Delivery timing affects the whole lift plan
Crane delivery is closely tied to project timing. The crane may be needed for a specific lift window, road closure, lane closure, night operation, or crew schedule. If one component arrives late, the entire lift plan can be affected.
That is why heavy haul delivery timing affects construction projects so strongly when cranes are involved. The delivery schedule should match site readiness, support equipment, assembly order, and the lift plan itself.
What contractors should prepare before crane delivery
Contractors can help crane delivery go smoother by preparing the site and sharing complete information early.
Useful preparation includes:
- crane type and component list
- expected number of loads
- delivery sequence
- site entrance details
- staging and laydown areas
- ground condition near assembly zone
- unloading equipment availability
- traffic-control needs
- overhead hazard information
- site contact for delivery coordination
- crane assembly schedule
These details help the carrier and project team coordinate the move before the first truck reaches the site.
Conclusion
Cranes are delivered to construction sites through coordinated planning, not simple equipment drop-off.
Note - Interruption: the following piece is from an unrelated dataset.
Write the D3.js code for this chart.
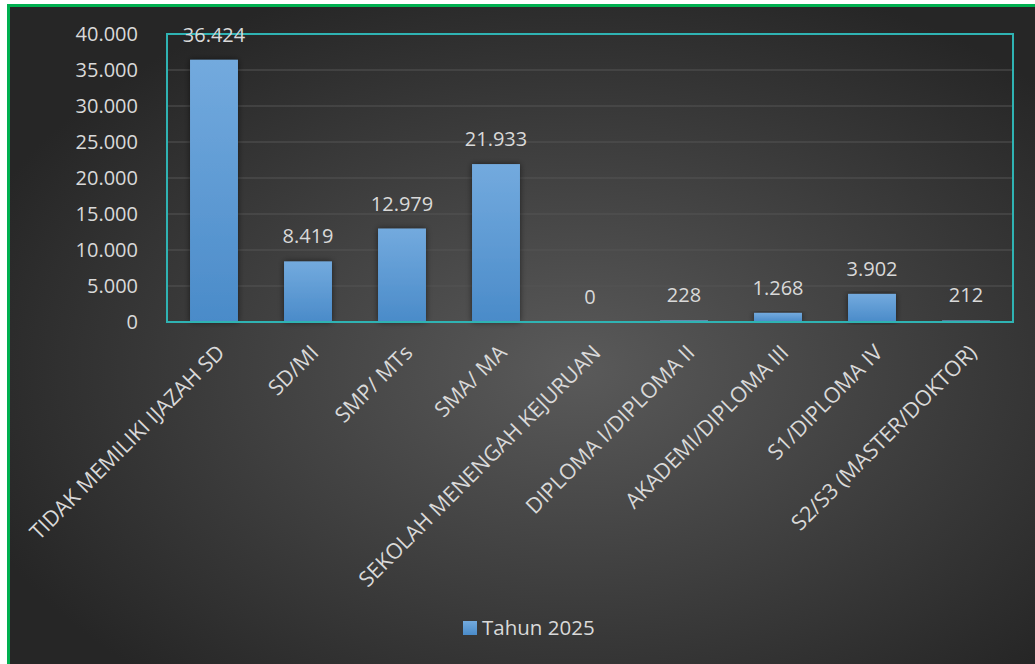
<!DOCTYPE html>
<html><head><meta charset="utf-8">
<script src="https://cdn.jsdelivr.net/npm/d3@7"></script>
<style>html,body{margin:0;padding:0;background:#fff;overflow:hidden}</style>
</head><body>
<svg id="chart" width="1035" height="664"></svg>
<script>
const categories = ["TIDAK MEMILIKI IJAZAH SD","SD/MI","SMP/ MTs","SMA/ MA","SEKOLAH MENENGAH KEJURUAN","DIPLOMA I/DIPLOMA II","AKADEMI/DIPLOMA III","S1/DIPLOMA IV","S2/S3 (MASTER/DOKTOR)"];
const values = [36424, 8419, 12979, 21933, 0, 228, 1268, 3902, 212];
const yTicks = [0, 5000, 10000, 15000, 20000, 25000, 30000, 35000, 40000];
const seriesName = "Tahun 2025";

const W = 1035, H = 664;
const svg = d3.select("#chart");
const defs = svg.append("defs");
const bg = defs.append("radialGradient").attr("id","bg").attr("cx","0.55").attr("cy","0.55").attr("r","0.62");
bg.append("stop").attr("offset","0").attr("stop-color","#5a5a5a");
bg.append("stop").attr("offset","1").attr("stop-color","#262626");
const bar = defs.append("linearGradient").attr("id","bar").attr("x1",0).attr("y1",0).attr("x2",0).attr("y2",1);
bar.append("stop").attr("offset","0").attr("stop-color","#73aade");
bar.append("stop").attr("offset","1").attr("stop-color","#4a8bc9");
const sh = defs.append("filter").attr("id","sh").attr("x","-30%").attr("y","-10%").attr("width","160%").attr("height","120%");
sh.append("feGaussianBlur").attr("in","SourceAlpha").attr("stdDeviation",3);
sh.append("feOffset").attr("dx",0).attr("dy",0).attr("result","b");
sh.append("feComponentTransfer").append("feFuncA").attr("type","linear").attr("slope",0.55);
const m = sh.append("feMerge"); m.append("feMergeNode"); m.append("feMergeNode").attr("in","SourceGraphic");

// background + green frame
svg.append("rect").attr("x",7).attr("y",4).attr("width",W).attr("height",H).attr("fill","url(#bg)");
svg.append("rect").attr("x",8.5).attr("y",5.5).attr("width",W+10).attr("height",H+10)
  .attr("fill","none").attr("stroke","#00b050").attr("stroke-width",3);

const pl = 167, pr = 1013, pt = 34, pb = 322;
const x = d3.scaleBand().domain(categories).range([pl, pr]).paddingInner(0.49).paddingOuter(0.245);
const y = d3.scaleLinear().domain([0, 40000]).range([pb, pt]);
const fmt = v => d3.format(",")(v).replace(/,/g, ".");
const font = "'Open Sans', sans-serif";

// gridlines
svg.append("g").selectAll("line").data(yTicks.filter(t => t > 0 && t < 40000)).join("line")
  .attr("x1", pl).attr("x2", pr).attr("y1", d => y(d)).attr("y2", d => y(d))
  .attr("stroke", "#555555").attr("stroke-width", 1.2);

// y axis labels
const yAxis = d3.axisLeft(y).tickValues(yTicks).tickFormat(fmt).tickSize(0).tickPadding(0);
const ya = svg.append("g").attr("transform", `translate(${pl - 29},-1)`).call(yAxis);
ya.select(".domain").remove();
ya.selectAll("text").attr("fill", "#d9d9d9").style("font-family", font).style("font-size", "20px").attr("dy", "0.36em");

// bars
svg.append("g").selectAll("rect").data(values).join("rect")
  .attr("x", (d, i) => x(categories[i])).attr("width", x.bandwidth())
  .attr("y", d => y(d)).attr("height", d => pb - y(d))
  .attr("fill", "url(#bar)").attr("filter", "url(#sh)");

// plot border
svg.append("rect").attr("x", pl).attr("y", pt).attr("width", pr - pl).attr("height", pb - pt)
  .attr("fill", "none").attr("stroke", "#2fb3b3").attr("stroke-width", 2);

// data labels
svg.append("g").selectAll("text").data(values).join("text")
  .attr("x", (d, i) => x(categories[i]) + x.bandwidth() / 2).attr("y", d => y(d) - 18)
  .attr("text-anchor", "middle").attr("fill", "#d9d9d9")
  .style("font-family", font).style("font-size", "20px").text(d => fmt(d));

// category labels
const xAxis = d3.axisBottom(x).tickSize(0).tickPadding(0);
const xa = svg.append("g").attr("transform", `translate(0,${pb})`).call(xAxis);
xa.select(".domain").remove();
xa.selectAll("text").attr("fill", "#d9d9d9").style("font-family", font).style("font-size", "21.5px")
  .attr("text-anchor", "end").attr("dy", "0").attr("y", 0)
  .attr("transform", "translate(12,32) rotate(-45)");

// legend
const lg = svg.append("g");
lg.append("rect").attr("x", 463).attr("y", 621).attr("width", 14).attr("height", 14).attr("fill", "url(#bar)");
lg.append("text").attr("x", 482).attr("y", 635).attr("fill", "#d9d9d9")
  .style("font-family", font).style("font-size", "20.5px").text(seriesName);
</script>
</body></html>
The crane body, boom sections, counterweights, mats, rigging, and support components may each need different trailers, staging areas, and unloading methods. When those pieces arrive in the right order, the site can assemble the crane more efficiently and keep the lift schedule on track.
A successful crane delivery protects more than the crane. It protects the timing, space, and coordination that the construction project depends on.